Świat roślin to dla mnie nie tylko materia, którą mogę przetworzyć.
Rośliny żyją i są częścią mnie i naszego wspólnego domu.
Traktuję je ze szczególną dbałością i szacunkiem, do czego też namawiam ciebie.
Warto o tym pamiętać, gdy je zrywamy dla siebie, warto pamiętać, by zerwać tyle, ile nam potrzeba, nie wyrywać z korzeniami, nosić ze sobą nożyk, który ułatwi podcięcie niektórych, bo mają tak mocną łodygę, że przy chęci jej urwania, wyrywa się również korzeń.
Jeśli jest ci potrzebny korzeń, to zostaw część korzenia (np żywokostu), on się odrodzi i za rok znowu go zobaczysz w tym miejscu.
Wiele korzeni kupuję w sklepie, bo żal mi wykopywać niektórych, chyba że mam mnóstwo danej rośliny u siebie, tak jest np z kłączem pokrzywy, ale już łopianu nie mam dużo, pozwalam mu się rozsiewać.

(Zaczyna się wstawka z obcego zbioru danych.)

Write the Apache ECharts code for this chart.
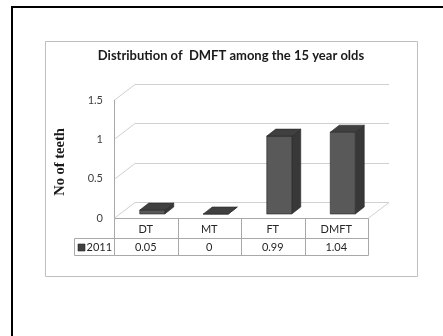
<!DOCTYPE html>
<html><head><meta charset="utf-8">
<script src="https://cdn.jsdelivr.net/npm/echarts@6/dist/echarts.min.js"></script>
<style>html,body{margin:0;padding:0;background:#fff}#c{width:443px;height:336px}</style>
</head><body><div id="c"></div>
<script>
const categories = ['DT', 'MT', 'FT', 'DMFT'];
const values = [0.05, 0, 0.99, 1.04];
const seriesName = '2011';
const yTicks = [0, 0.5, 1, 1.5];
const titleText = 'Distribution of  DMFT among the 15 year olds';
const yName = 'No of teeth';

const FONT = 'Lato, "Open Sans", sans-serif';
const DX = 21, DY = -16;
const GRID_C = '#d0d0d0';
const TABLE_C = '#a8a8a8';

const chart = echarts.init(document.getElementById('c'), null, {renderer: 'canvas'});

function wallRender(params, api) {
  const cs = params.coordSys;
  const L = cs.x, R = cs.x + cs.width;
  const y0 = api.coord([0, 0])[1];
  const yTop = api.coord([0, yTicks[yTicks.length - 1]])[1];
  const ch = [];
  const st = {stroke: GRID_C, lineWidth: 1, fill: null};
  yTicks.forEach(t => {
    const y = Math.round(api.coord([0, t])[1]) + 0.5;
    ch.push({type: 'polyline', shape: {points: [[L, y], [L + DX, y + DY], [R + DX, y + DY]]}, style: st, silent: true});
  });
  ch.push({type: 'line', shape: {x1: R, y1: Math.round(y0) + 0.5, x2: R + DX, y2: Math.round(y0) + 0.5 + DY}, style: st, silent: true});
  ch.push({type: 'line', shape: {x1: Math.round(L) + 0.5, y1: yTop, x2: Math.round(L) + 0.5, y2: y0}, style: {stroke: TABLE_C, lineWidth: 1}, silent: true});
  return {type: 'group', children: ch};
}

function barRender(params, api) {
  const i = api.value(0), v = api.value(1);
  const base = api.coord([i, 0]);
  const top = api.coord([i, v]);
  const w = 25, fx = 6.5, fy = -4, dx = 9, dy = -7;
  const x1 = base[0] + fx - w / 2, x2 = x1 + w;
  const yb = base[1] + fy, yt = top[1] + fy;
  const edge = '#262626';
  return {
    type: 'group',
    children: [
      {type: 'polygon', shape: {points: [[x2, yt], [x2 + dx, yt + dy], [x2 + dx, yb + dy], [x2, yb]]}, style: {fill: '#383838', stroke: edge, lineWidth: 0.6}},
      {type: 'rect', shape: {x: x1, y: yt, width: w, height: yb - yt}, style: {fill: '#595959', stroke: edge, lineWidth: 0.6}},
      {type: 'polygon', shape: {points: [[x1, yt], [x2, yt], [x2 + dx, yt + dy], [x1 + dx, yt + dy]]}, style: {fill: '#404040', stroke: edge, lineWidth: 0.6}}
    ]
  };
}

function tableRender(params, api) {
  const i = api.value(0), v = api.value(1);
  const c = api.coord([i, 0]);
  const half = api.size([1, 0])[0] / 2;
  const xL = Math.round(c[0] - half) + 0.5, xR = Math.round(c[0] + half) + 0.5;
  const y0 = Math.round(c[1]) + 0.5, y1 = y0 + 20, y2 = y0 + 37;
  const st = {stroke: TABLE_C, lineWidth: 1, fill: null};
  const tst = {fill: '#262626', font: '11px ' + FONT, align: 'center', verticalAlign: 'middle'};
  const ch = [
    {type: 'polyline', shape: {points: [[xL, y0], [xL, y2], [xR, y2], [xR, y0], [xL, y0]]}, style: st},
    {type: 'line', shape: {x1: xL, y1: y1, x2: xR, y2: y1}, style: st},
    {type: 'text', style: Object.assign({}, tst, {text: categories[i], x: c[0], y: y0 + 11})},
    {type: 'text', style: Object.assign({}, tst, {text: String(v), x: c[0], y: y1 + 9})}
  ];
  if (i === 0) {
    const lx = xL - 40;
    ch.push({type: 'polyline', shape: {points: [[xL, y1], [lx, y1], [lx, y2], [xL, y2]]}, style: st});
    ch.push({type: 'rect', shape: {x: lx + 3.5, y: y1 + 5.5, width: 7, height: 7}, style: {fill: '#404040', stroke: '#262626', lineWidth: 0.6}});
    ch.push({type: 'text', style: Object.assign({}, tst, {text: seriesName, x: lx + 12, y: y1 + 9, align: 'left'})});
  }
  return {type: 'group', children: ch};
}

chart.setOption({
  animation: false,
  backgroundColor: '#fff',
  grid: {left: 114, right: 75, top: 100, bottom: 118},
  xAxis: {type: 'category', data: categories, axisLine: {show: false}, axisTick: {show: false}, axisLabel: {show: false}, splitLine: {show: false}},
  yAxis: {
    type: 'value', min: 0, max: 1.5, interval: 0.5,
    axisLine: {show: false}, axisTick: {show: false}, splitLine: {show: false},
    axisLabel: {margin: 11, color: '#404040', fontSize: 11, fontFamily: FONT, padding: [4, 0, 0, 0]}
  },
  graphic: [
    {type: 'rect', shape: {x: 12, y: 7, width: 440, height: 340}, style: {fill: null, stroke: '#000', lineWidth: 2}, silent: true},
    {type: 'rect', shape: {x: 45.5, y: 41.5, width: 372, height: 235}, style: {fill: null, stroke: '#bfbfbf', lineWidth: 1}, silent: true},
    {type: 'text', x: 231, y: 56, style: {text: titleText, font: 'bold 13px ' + FONT, fill: '#1a1a1a', align: 'center', verticalAlign: 'middle'}},
    {type: 'text', x: 60, y: 162, rotation: Math.PI / 2, style: {text: yName, font: 'bold 14.5px "Liberation Serif", serif', fill: '#1a1a1a', align: 'center', verticalAlign: 'middle'}}
  ],
  series: [
    {type: 'custom', name: 'walls', data: [[0, 0]], renderItem: wallRender, silent: true, z: 1, clip: false},
    {type: 'custom', name: seriesName, data: values.map((v, i) => [i, v]), renderItem: barRender, z: 3, clip: false},
    {type: 'custom', name: 'table', data: values.map((v, i) => [i, v]), renderItem: tableRender, silent: true, z: 2, clip: false}
  ]
});
</script>
</body></html>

Nie obrywaj liści i przyrostów z młodych drzewek, pozwól im się swobodnie rozrastać.
Kiedyś zobaczyłam post na blogu o syropie sosnowym, autorka pisała z zadowoleniem o tym, że że nie musi sięgać wysoko po kwiaty sosny, bo malutkie sosenki rosną w zagajniku, żal mi tych sosenek.
Dlatego też proszę – zawsze najpierw pomyśl i poczuj, potem zrywaj – tyle, ile potrzebujesz, ale nie więcej niż 1/3 z danego stanowiska.
Wracam już do Kurdybanka.
Niezwykłe w nim jest to, że zachowuje zielony kolor liści nawet pod śniegiem.
Zauważyły to pierwotne ludy zimniejszej części Europy i ogromnie cenili jego leczniczą moc, dlatego też Bluszczyk Kurdybanek Glechoma Hederacea należał do świętych ziół, z których przygotowywano pierwszą, wiosenną zupę.
Nazwy, jakie mu nadano przypominają imiona krasnali i duszków: Hedgemaid – zaroślana dziewczynka, Creeping Charlie – płożący Charlie, Gundelse.